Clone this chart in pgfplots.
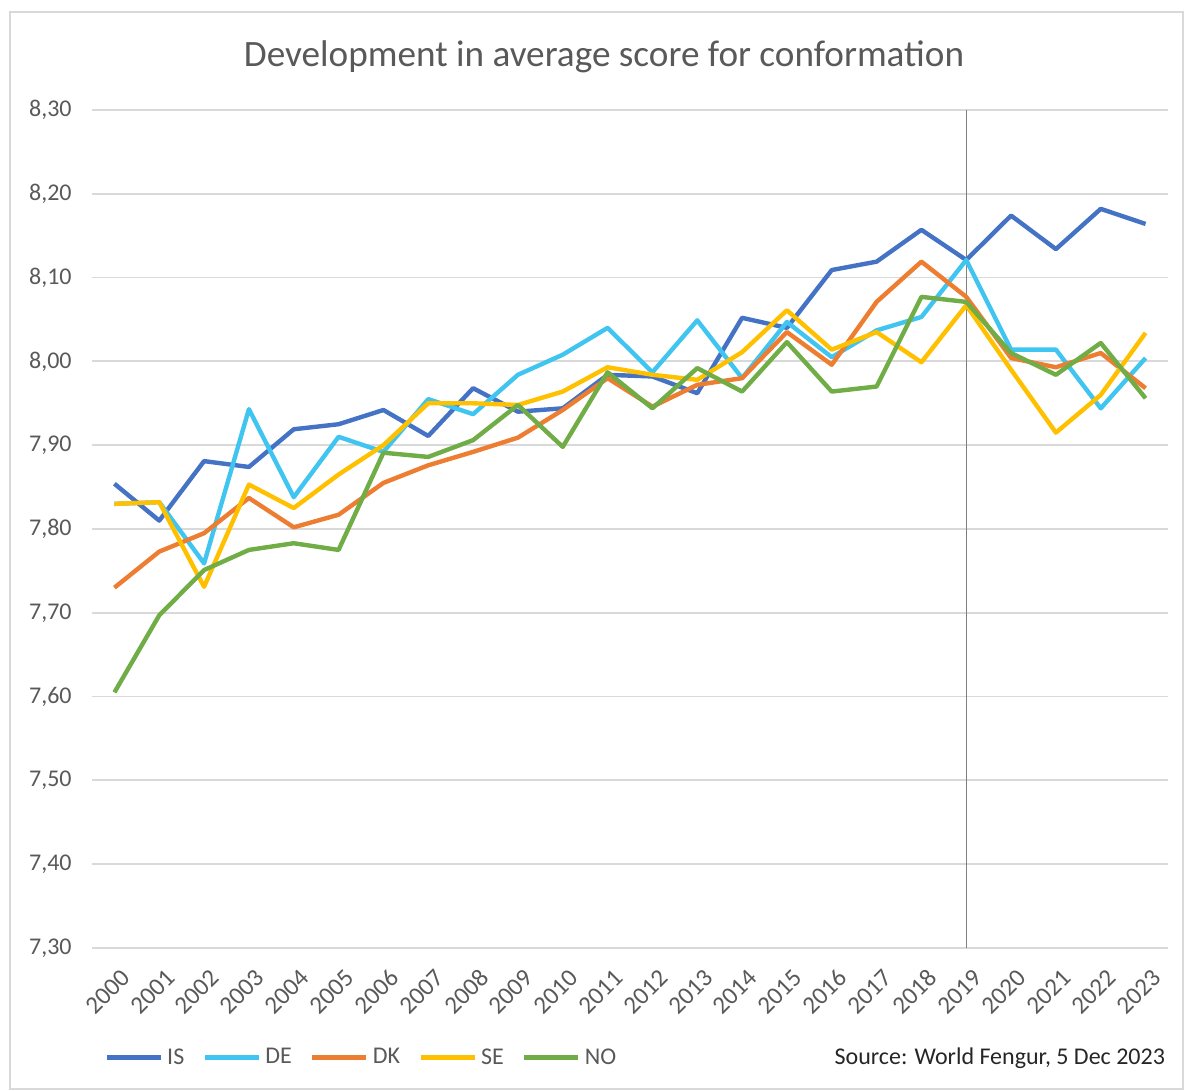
\documentclass[border=0pt]{standalone}
\usepackage{fontspec}
\setmainfont{Carlito}
\usepackage{pgfplots}
\pgfplotsset{compat=1.18}
\definecolor{cIS}{HTML}{4472C4}
\definecolor{cDE}{HTML}{40C4F0}
\definecolor{cDK}{HTML}{ED7D31}
\definecolor{cSE}{HTML}{FFC000}
\definecolor{cNO}{HTML}{70AD47}
\definecolor{gridc}{HTML}{D9D9D9}
\definecolor{txtc}{HTML}{595959}
\begin{document}
\begin{tikzpicture}
\useasboundingbox (0pt,0pt) rectangle (592pt,545.5pt);
\draw[color=gridc, line width=0.8pt] (5pt,1pt) rectangle (591.5pt,539.5pt);
\node[text=txtc, font=\fontsize{18.6}{22}\selectfont] at (302pt,517pt) {Development in average score for conformation};
\node[anchor=east, text=black!85, font=\fontsize{12}{14}\selectfont] at (586pt,16.5pt) {Source: World Fengur, 5 Dec 2023};
\begin{axis}[
  at={(46pt,71.5pt)}, anchor=south west,
  scale only axis, width=538pt, height=419pt,
  xmin=-0.5, xmax=23.5, ymin=7.3, ymax=8.3,
  xtick={0,...,23},
  xticklabels={2000,2001,2002,2003,2004,2005,2006,2007,2008,2009,2010,2011,2012,2013,2014,2015,2016,2017,2018,2019,2020,2021,2022,2023},
  ytick={7.3,7.4,7.5,7.6,7.7,7.8,7.9,8.0,8.1,8.2,8.3},
  /pgf/number format/use comma,
  /pgf/number format/fixed,
  /pgf/number format/fixed zerofill,
  /pgf/number format/precision=2,
  /pgf/number format/assume math mode=true,
  yticklabel style={text=txtc, font=\fontsize{12}{14}\selectfont, inner sep=0pt, xshift=-10pt},
  xticklabel style={text=txtc, font=\fontsize{12.5}{14}\selectfont, rotate=45, anchor=east, inner sep=0pt, yshift=-13pt, xshift=-5pt},
  major tick length=0pt,
  axis line style={draw=none},
  ymajorgrids, grid style={color=gridc, line width=0.9pt},
  legend style={at={(0.011,-0.131)}, anchor=west, draw=none, fill=none, inner sep=0pt,
    font=\fontsize{12}{14}\selectfont, text=txtc,
    legend cell align=left},
  legend columns=5,
  legend image code/.code={\draw[#1, line width=2.5pt] (0pt,0pt) -- (27pt,0pt);},
  every axis plot/.append style={line width=2.2pt, line join=round},
  clip=false,
]
\addplot[color=gray, line width=0.6pt, forget plot] coordinates {(19,7.3) (19,8.3)};
\addplot[cIS] coordinates {(0,7.854)(1,7.810)(2,7.881)(3,7.874)(4,7.919)(5,7.925)(6,7.942)(7,7.911)(8,7.968)(9,7.940)(10,7.944)(11,7.984)(12,7.982)(13,7.962)(14,8.052)(15,8.040)(16,8.109)(17,8.119)(18,8.157)(19,8.121)(20,8.174)(21,8.134)(22,8.182)(23,8.164)};
\addplot[cDE] coordinates {(0,7.830)(1,7.832)(2,7.759)(3,7.943)(4,7.838)(5,7.910)(6,7.892)(7,7.955)(8,7.937)(9,7.984)(10,8.008)(11,8.040)(12,7.987)(13,8.049)(14,7.980)(15,8.047)(16,8.005)(17,8.037)(18,8.053)(19,8.121)(20,8.014)(21,8.014)(22,7.944)(23,8.004)};
\addplot[cDK] coordinates {(0,7.730)(1,7.773)(2,7.795)(3,7.837)(4,7.802)(5,7.817)(6,7.855)(7,7.876)(8,7.892)(9,7.909)(10,7.942)(11,7.980)(12,7.946)(13,7.972)(14,7.980)(15,8.035)(16,7.996)(17,8.071)(18,8.119)(19,8.077)(20,8.004)(21,7.993)(22,8.010)(23,7.968)};
\addplot[cSE] coordinates {(0,7.830)(1,7.832)(2,7.731)(3,7.853)(4,7.825)(5,7.865)(6,7.900)(7,7.950)(8,7.950)(9,7.948)(10,7.964)(11,7.993)(12,7.984)(13,7.978)(14,8.011)(15,8.061)(16,8.014)(17,8.035)(18,7.999)(19,8.067)(20,7.990)(21,7.915)(22,7.960)(23,8.034)};
\addplot[cNO] coordinates {(0,7.605)(1,7.697)(2,7.751)(3,7.775)(4,7.783)(5,7.775)(6,7.891)(7,7.886)(8,7.906)(9,7.948)(10,7.898)(11,7.987)(12,7.944)(13,7.992)(14,7.964)(15,8.023)(16,7.964)(17,7.970)(18,8.077)(19,8.071)(20,8.010)(21,7.984)(22,8.022)(23,7.956)};
\legend{IS\rule{7pt}{0pt},DE\rule{7pt}{0pt},DK\rule{7pt}{0pt},SE\rule{7pt}{0pt},NO}
\end{axis}
\end{tikzpicture}
\end{document}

__________

- Exercise objective
Write the lines above out again exactly, without any of their pictures.

- Solution for this problem
Clone this chart in pgfplots.
\documentclass[border=0pt]{standalone}
\usepackage{fontspec}
\setmainfont{Carlito}
\usepackage{pgfplots}
\pgfplotsset{compat=1.18}
\definecolor{cIS}{HTML}{4472C4}
\definecolor{cDE}{HTML}{40C4F0}
\definecolor{cDK}{HTML}{ED7D31}
\definecolor{cSE}{HTML}{FFC000}
\definecolor{cNO}{HTML}{70AD47}
\definecolor{gridc}{HTML}{D9D9D9}
\definecolor{txtc}{HTML}{595959}
\begin{document}
\begin{tikzpicture}
\useasboundingbox (0pt,0pt) rectangle (592pt,545.5pt);
\draw[color=gridc, line width=0.8pt] (5pt,1pt) rectangle (591.5pt,539.5pt);
\node[text=txtc, font=\fontsize{18.6}{22}\selectfont] at (302pt,517pt) {Development in average score for conformation};
\node[anchor=east, text=black!85, font=\fontsize{12}{14}\selectfont] at (586pt,16.5pt) {Source: World Fengur, 5 Dec 2023};
\begin{axis}[
  at={(46pt,71.5pt)}, anchor=south west,
  scale only axis, width=538pt, height=419pt,
  xmin=-0.5, xmax=23.5, ymin=7.3, ymax=8.3,
  xtick={0,...,23},
  xticklabels={2000,2001,2002,2003,2004,2005,2006,2007,2008,2009,2010,2011,2012,2013,2014,2015,2016,2017,2018,2019,2020,2021,2022,2023},
  ytick={7.3,7.4,7.5,7.6,7.7,7.8,7.9,8.0,8.1,8.2,8.3},
  /pgf/number format/use comma,
  /pgf/number format/fixed,
  /pgf/number format/fixed zerofill,
  /pgf/number format/precision=2,
  /pgf/number format/assume math mode=true,
  yticklabel style={text=txtc, font=\fontsize{12}{14}\selectfont, inner sep=0pt, xshift=-10pt},
  xticklabel style={text=txtc, font=\fontsize{12.5}{14}\selectfont, rotate=45, anchor=east, inner sep=0pt, yshift=-13pt, xshift=-5pt},
  major tick length=0pt,
  axis line style={draw=none},
  ymajorgrids, grid style={color=gridc, line width=0.9pt},
  legend style={at={(0.011,-0.131)}, anchor=west, draw=none, fill=none, inner sep=0pt,
    font=\fontsize{12}{14}\selectfont, text=txtc,
    legend cell align=left},
  legend columns=5,
  legend image code/.code={\draw[#1, line width=2.5pt] (0pt,0pt) -- (27pt,0pt);},
  every axis plot/.append style={line width=2.2pt, line join=round},
  clip=false,
]
\addplot[color=gray, line width=0.6pt, forget plot] coordinates {(19,7.3) (19,8.3)};
\addplot[cIS] coordinates {(0,7.854)(1,7.810)(2,7.881)(3,7.874)(4,7.919)(5,7.925)(6,7.942)(7,7.911)(8,7.968)(9,7.940)(10,7.944)(11,7.984)(12,7.982)(13,7.962)(14,8.052)(15,8.040)(16,8.109)(17,8.119)(18,8.157)(19,8.121)(20,8.174)(21,8.134)(22,8.182)(23,8.164)};
\addplot[cDE] coordinates {(0,7.830)(1,7.832)(2,7.759)(3,7.943)(4,7.838)(5,7.910)(6,7.892)(7,7.955)(8,7.937)(9,7.984)(10,8.008)(11,8.040)(12,7.987)(13,8.049)(14,7.980)(15,8.047)(16,8.005)(17,8.037)(18,8.053)(19,8.121)(20,8.014)(21,8.014)(22,7.944)(23,8.004)};
\addplot[cDK] coordinates {(0,7.730)(1,7.773)(2,7.795)(3,7.837)(4,7.802)(5,7.817)(6,7.855)(7,7.876)(8,7.892)(9,7.909)(10,7.942)(11,7.980)(12,7.946)(13,7.972)(14,7.980)(15,8.035)(16,7.996)(17,8.071)(18,8.119)(19,8.077)(20,8.004)(21,7.993)(22,8.010)(23,7.968)};
\addplot[cSE] coordinates {(0,7.830)(1,7.832)(2,7.731)(3,7.853)(4,7.825)(5,7.865)(6,7.900)(7,7.950)(8,7.950)(9,7.948)(10,7.964)(11,7.993)(12,7.984)(13,7.978)(14,8.011)(15,8.061)(16,8.014)(17,8.035)(18,7.999)(19,8.067)(20,7.990)(21,7.915)(22,7.960)(23,8.034)};
\addplot[cNO] coordinates {(0,7.605)(1,7.697)(2,7.751)(3,7.775)(4,7.783)(5,7.775)(6,7.891)(7,7.886)(8,7.906)(9,7.948)(10,7.898)(11,7.987)(12,7.944)(13,7.992)(14,7.964)(15,8.023)(16,7.964)(17,7.970)(18,8.077)(19,8.071)(20,8.010)(21,7.984)(22,8.022)(23,7.956)};
\legend{IS\rule{7pt}{0pt},DE\rule{7pt}{0pt},DK\rule{7pt}{0pt},SE\rule{7pt}{0pt},NO}
\end{axis}
\end{tikzpicture}
\end{document}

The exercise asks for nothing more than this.